The two adjectival, present tense, participles denote the constant hateful attitude of the people of Jerusalem toward God's commissioned messengers throughout her history. They were sent with a lasting commission.
The Gospel of John (2:23; 5:1; 7:10) furnishes the information about these several visits. Chapters 5,7-11 of John describe the obduracy of the Jerusalem Jews. John 12:37-50 describes this same obduracy. "Longed" denotes the saving will of Jesus. He earnestly meant it. "But you refused."
The point of comparison (bird and brood) is of course the great love of Jesus for the Jews. A bird, when its brood is in danger, covers the young with her wings and will die rather than let them be harmed. Young birds run under the wings for cover. Jerusalem adamantly refused. As the brood belongs to the mother, so Jerusalem belonged to Jesus, but refused.
Arndt: His efforts had always been treated with disdain. The passage is a powerful witness to God's desire to save all men, including those who ultimately are lost. Could the comforting teaching of universal grace be set forth more cogently?
Ylvisaker: In diametric contrast to His will stands that of the 'children '. Hence they could not be saved: for divine grace is without restraint.
Lenski: Grace is not irresistible. . . . Damnation results from man's own will, which settles into permanent, obdurate, unaccountable resistance against God's will of grace. The more God draws the will with the power of grace, the more this will rejects God, until grace with its power can do no more.
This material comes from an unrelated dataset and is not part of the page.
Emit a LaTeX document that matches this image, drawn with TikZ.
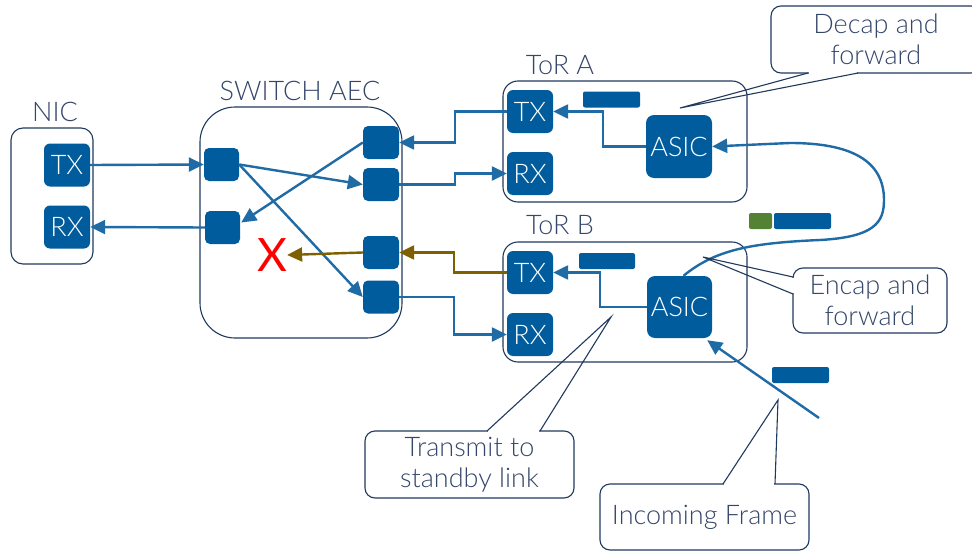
\documentclass[tikz,border=0pt]{standalone}
\usepackage{fontspec}
\setmainfont{Lato}[UprightFont=* Light]
\newfontfamily\markfont{Lato}
\usetikzlibrary{arrows.meta,calc}
\definecolor{boxblue}{HTML}{005C9C}
\definecolor{lineblue}{HTML}{1F6BA5}
\definecolor{framecol}{HTML}{203A5E}
\definecolor{labeltext}{HTML}{34466A}
\definecolor{olive}{HTML}{7F6000}
\definecolor{leaf}{HTML}{548235}
\tikzset{
  txt/.style={font=\fontsize{27}{31}\selectfont},
  container/.style={draw=framecol, line width=1.1pt, fill=none},
  port/.style={fill=boxblue, text=white, txt, inner sep=0pt, rounded corners=6pt,
               minimum width=46pt, minimum height=43pt},
  cell/.style={fill=boxblue, inner sep=0pt, rounded corners=5pt,
               minimum width=36pt, minimum height=33pt},
  asic/.style={fill=boxblue, text=white, txt, inner sep=0pt, rounded corners=8pt,
               minimum width=66pt, minimum height=63pt},
  tag/.style={fill=boxblue, inner sep=0pt, rounded corners=2pt,
              minimum width=57pt, minimum height=16pt},
  title/.style={txt, text=labeltext, inner sep=0pt},
  bubble/.style={draw=framecol, line width=1.1pt, fill=white, rounded corners=10pt,
                 txt, text=labeltext, align=center, inner sep=0pt},
  flow/.style={draw=lineblue, line width=2.4pt, -{Triangle[length=15pt,width=14pt]}},
  badflow/.style={draw=olive, line width=2.4pt, -{Triangle[length=15pt,width=14pt]}},
  pointer/.style={draw=framecol, line width=1.1pt}
}
\begin{document}
\begin{tikzpicture}[x=1pt,y=-1pt]
\clip (0,0) rectangle (972,551);
\fill[white] (0,0) rectangle (972,551);

% ---- NIC ----
\node[title] (niclbl) at (55,112) {NIC};
\node[container, rounded corners=12pt, minimum width=82pt, minimum height=136pt, inner sep=0pt] (nic) at (52,196) {};
\node[port] (nictx) at (67,165) {TX};
\node[port] (nicrx) at (67,227) {RX};

% ---- Switch AEC ----
\node[title] (swlbl) at (300,91) {SWITCH AEC};
\node[container, rounded corners=35pt, minimum width=202pt, minimum height=231pt, inner sep=0pt] (sw) at (301,222.5) {};
\node[cell, minimum width=35pt] (s1) at (221.5,164.5) {};
\node[cell, minimum width=35pt] (s2) at (222.5,227.5) {};
\node[cell] (r1) at (381,142.5) {};
\node[cell] (r2) at (381,184.5) {};
\node[cell] (r3) at (381,252.5) {};
\node[cell] (r4) at (381,297) {};
\node[text=red, font=\markfont\fontsize{46}{50}\selectfont, inner sep=0pt] (xmark) at (272,255) {X};

% ---- ToR A ----
\node[title] (toralbl) at (560,65) {ToR A};
\node[container, rounded corners=15pt, minimum width=244pt, minimum height=121pt, inner sep=0pt] (tora) at (625,141.5) {};
\node[port] (atx) at (530,111.5) {TX};
\node[port] (arx) at (530,173.5) {RX};
\node[asic] (aasic) at (679,146.5) {ASIC};
\node[tag] (atag) at (611.5,99.5) {};

% ---- ToR B ----
\node[title] (torblbl) at (560,225) {ToR B};
\node[container, rounded corners=15pt, minimum width=244pt, minimum height=120pt, inner sep=0pt] (torb) at (625,302) {};
\node[port] (btx) at (530,272.5) {TX};
\node[port] (brx) at (530,334.5) {RX};
\node[asic, minimum width=65pt, minimum height=62pt] (basic) at (679.5,307) {ASIC};
\node[tag, minimum width=56pt] (btag) at (607,261) {};

% frame tags out on the wire
\node[tag, fill=leaf, minimum width=23pt] (encaptag) at (760.5,221) {};
\node[tag] (payloadtag) at (802.5,221) {};
\node[tag] (intag) at (800.5,375) {};

% ---- NIC <-> switch ----
\draw[flow] (nictx.east) -- (s1.west);
\draw[flow] (s2.west) -- (nicrx.east);

% ---- switch crossbar ----
\draw[flow] (s1.east) -- (r2.west);
\draw[flow] (s1.east) -- (r4.west);
\draw[flow] (r1.west) -- ($(s2.east)+(1,-5)$);
\draw[badflow] (r3.west) -- (xmark.east);

% ---- switch <-> ToR A ----
\draw[flow] (atx.west) -- ++(-52,0) |- (r1.east);
\draw[flow] (r2.east) -- ++(56,0) |- (arx.west);
\draw[flow] (aasic.west) -- ++(-43,0) |- (atx.east);

% ---- switch <-> ToR B ----
\draw[badflow] (btx.west) -- ++(-53,0) |- (r3.east);
\draw[flow] (r4.east) -- ++(55,0) |- (brx.west);
\draw[flow] (basic.west) -- ++(-47,0) |- (btx.east);

% ---- tunnel from ToR B to ToR A ----
\draw[flow] ([xshift=4pt]basic.north) .. controls (715,250) and (750,243) .. (820,240)
  .. controls (875,237) and (884,222) .. (884,200)
  .. controls (884,160) and (850,143) .. (790,143) -- (aasic.east);

% ---- incoming frame ----
\coordinate (wire) at (819,418);
\draw[flow] (wire) -- ($(basic.south east)+(-5,2)$);

% ---- callouts ----
\node[bubble, minimum width=210pt, minimum height=67pt] (decap) at (876,39.5) {Decap and\\forward};
\coordinate (d1) at (808,73); \coordinate (d2) at (858,73); \coordinate (dt) at (680,108);
\fill[white] ($(d1)+(1,-1.6)$) rectangle ($(d2)+(-1,1.6)$);
\draw[pointer] (d1) -- (dt) -- (d2);

\node[bubble, minimum width=154pt, minimum height=65pt] (encap) at (870,300.5) {Encap and\\forward};
\coordinate (e1) at (793,277); \coordinate (e2) at (793,294); \coordinate (et) at (703,257);
\fill[white] ($(e1)+(-1.6,1)$) rectangle ($(e2)+(1.6,-1)$);
\draw[pointer] (e1) -- (et) -- (e2);

\node[bubble, minimum width=209pt, minimum height=67pt] (standby) at (469.5,464.5) {Transmit to\\standby link};
\coordinate (t1) at (487,431); \coordinate (t2) at (540,431); \coordinate (tt) at (611,317);
\fill[white] ($(t1)+(1,-1.6)$) rectangle ($(t2)+(-1,1.6)$);
\draw[pointer] (t1) -- (tt) -- (t2);

\node[bubble, minimum width=209pt, minimum height=66pt] (incoming) at (704.5,517) {Incoming Frame};
\coordinate (i1) at (723,484); \coordinate (i2) at (775,484); \coordinate (it) at (778,400);
\fill[white] ($(i1)+(1,-1.6)$) rectangle ($(i2)+(-1,1.6)$);
\draw[pointer] (i1) -- (it) -- (i2);
\end{tikzpicture}
\end{document}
NEB: "Look, look!" It is a strong interjection which must always translated by context.
Arndt: God will forsake it, you yourselves will have to furnish protection, and you will not be able to do it. The emphasis then lies on them. The Messiah would like to be their Helper, but they reject Him, so they have to ward off the enemies themselves.
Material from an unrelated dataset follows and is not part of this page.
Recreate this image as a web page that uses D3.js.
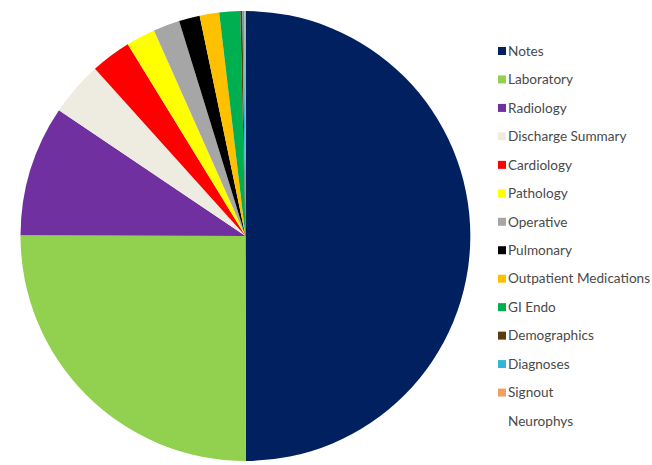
<!DOCTYPE html>
<html><head><meta charset="utf-8">
<script src="https://cdn.jsdelivr.net/npm/d3@7"></script>
<style>body{margin:0;background:#fff;}svg{display:block;}</style>
</head><body>
<svg id="c" width="652" height="465"></svg>
<script>
const categories = ["Notes","Laboratory","Radiology","Discharge Summary","Cardiology","Pathology","Operative","Pulmonary","Outpatient Medications","GI Endo","Demographics","Diagnoses","Signout","Neurophys"];
const values = [50.0,25.1,9.4,3.9,2.9,2.1,1.9,1.5,1.4,1.5,0.15,0.15,0.05,0.02];
const colors = ["#002060","#92D050","#7030A0","#EEECE1","#FF0000","#FFFF00","#A6A6A6","#000000","#FFC000","#00B050","#5C3A12","#31B6D8","#F0A060","#FFFFFF"];

const data = categories.map((c,i)=>({name:c,value:values[i],color:colors[i]}));
const svg = d3.select("#c");
const cx = 245.5, cy = 236, r = 225;
const pie = d3.pie().sort(null).value(d=>d.value);
const arc = d3.arc().innerRadius(0).outerRadius(r);
svg.append("g").attr("transform",`translate(${cx},${cy})`)
  .selectAll("path").data(pie(data)).join("path")
  .attr("d",arc).attr("fill",d=>d.data.color);

const leg = svg.append("g");
const ly = d3.scalePoint().domain(categories).range([51,421]);
const items = leg.selectAll("g").data(data).join("g")
  .attr("transform",d=>`translate(498,${ly(d.name)})`);
items.append("rect").attr("x",0).attr("y",-4).attr("width",8).attr("height",8)
  .attr("fill",d=>d.color);
items.append("text").attr("x",10).attr("y",0).attr("dy","0.35em")
  .attr("font-family","Lato, 'Open Sans', sans-serif").attr("font-size",13.6)
  .attr("fill","#4a4a4a").text(d=>d.name);
</script>
</body></html>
This is a prophecy and clearly shows Jesus' divinity. "I tell you" always denotes Jesus' divine authority. "Will not" is the emphatic negative: "You definitely will not see Me." It is remarkable that after Jesus' crucifixion and death none of His enemies saw Him. Only believers saw the Risen Christ.
The quotation from Psalm 118:26, a Messianic Psalm, has been given three applications by commentators:
By the way, the millennialists say that the New Covenant does not apply to the Jews until the supposed mass conversion of the Jews, Romans 11:26. But that is wrong. Pentecost meant that the Gospel was to be preached to all, Jews and Gentiles. That is borne out in Acts. Furthermore, Romans 11:1ff clearly says that God has not cast the Jews aside and Romans 11:26, contextually, means that all the elect, both among Jews and Gentiles, will be saved.